- INFORMATION SUPPLIED
==============================

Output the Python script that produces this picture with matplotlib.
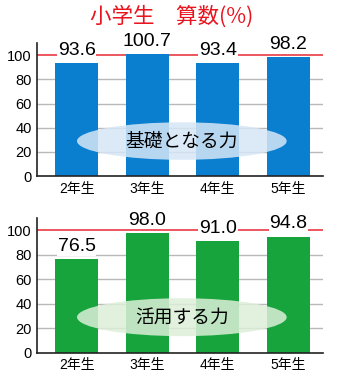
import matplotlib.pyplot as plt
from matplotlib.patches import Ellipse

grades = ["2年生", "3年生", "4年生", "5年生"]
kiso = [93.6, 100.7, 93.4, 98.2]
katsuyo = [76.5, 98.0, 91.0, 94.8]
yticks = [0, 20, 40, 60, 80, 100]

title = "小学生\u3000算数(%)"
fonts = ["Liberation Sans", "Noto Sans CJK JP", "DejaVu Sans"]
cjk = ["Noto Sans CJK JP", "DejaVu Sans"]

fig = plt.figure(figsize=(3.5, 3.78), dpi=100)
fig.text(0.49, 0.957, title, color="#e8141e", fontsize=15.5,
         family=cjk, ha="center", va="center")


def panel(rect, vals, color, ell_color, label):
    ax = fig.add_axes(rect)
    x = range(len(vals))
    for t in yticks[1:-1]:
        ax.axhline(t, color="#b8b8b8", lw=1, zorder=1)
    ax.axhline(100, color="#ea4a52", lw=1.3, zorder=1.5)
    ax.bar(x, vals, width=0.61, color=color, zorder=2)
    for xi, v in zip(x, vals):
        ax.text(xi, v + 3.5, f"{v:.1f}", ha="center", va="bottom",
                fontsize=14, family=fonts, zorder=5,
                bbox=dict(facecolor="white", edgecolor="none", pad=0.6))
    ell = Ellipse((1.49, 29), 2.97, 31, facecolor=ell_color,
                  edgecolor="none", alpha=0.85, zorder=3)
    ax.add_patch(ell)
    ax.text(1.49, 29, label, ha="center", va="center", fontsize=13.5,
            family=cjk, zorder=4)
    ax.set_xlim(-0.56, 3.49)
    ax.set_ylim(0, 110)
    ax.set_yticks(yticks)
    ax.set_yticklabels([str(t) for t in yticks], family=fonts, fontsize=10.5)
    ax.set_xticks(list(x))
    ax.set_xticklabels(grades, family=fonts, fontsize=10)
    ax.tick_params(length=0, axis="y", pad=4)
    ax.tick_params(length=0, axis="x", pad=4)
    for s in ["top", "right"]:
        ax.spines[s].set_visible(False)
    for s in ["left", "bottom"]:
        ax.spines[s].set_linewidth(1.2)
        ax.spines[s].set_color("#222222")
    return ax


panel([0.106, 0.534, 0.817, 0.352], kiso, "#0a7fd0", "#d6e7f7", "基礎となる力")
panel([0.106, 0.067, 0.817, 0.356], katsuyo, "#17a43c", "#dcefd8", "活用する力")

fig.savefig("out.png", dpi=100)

==============================

Leave out any pictures, please, and quote only the lines from the top of the data through the line that contains "yticks = [0, 20, 40, 60, 80, 100]".

Output the Python script that produces this picture with matplotlib.
import matplotlib.pyplot as plt
from matplotlib.patches import Ellipse

grades = ["2年生", "3年生", "4年生", "5年生"]
kiso = [93.6, 100.7, 93.4, 98.2]
katsuyo = [76.5, 98.0, 91.0, 94.8]
yticks = [0, 20, 40, 60, 80, 100]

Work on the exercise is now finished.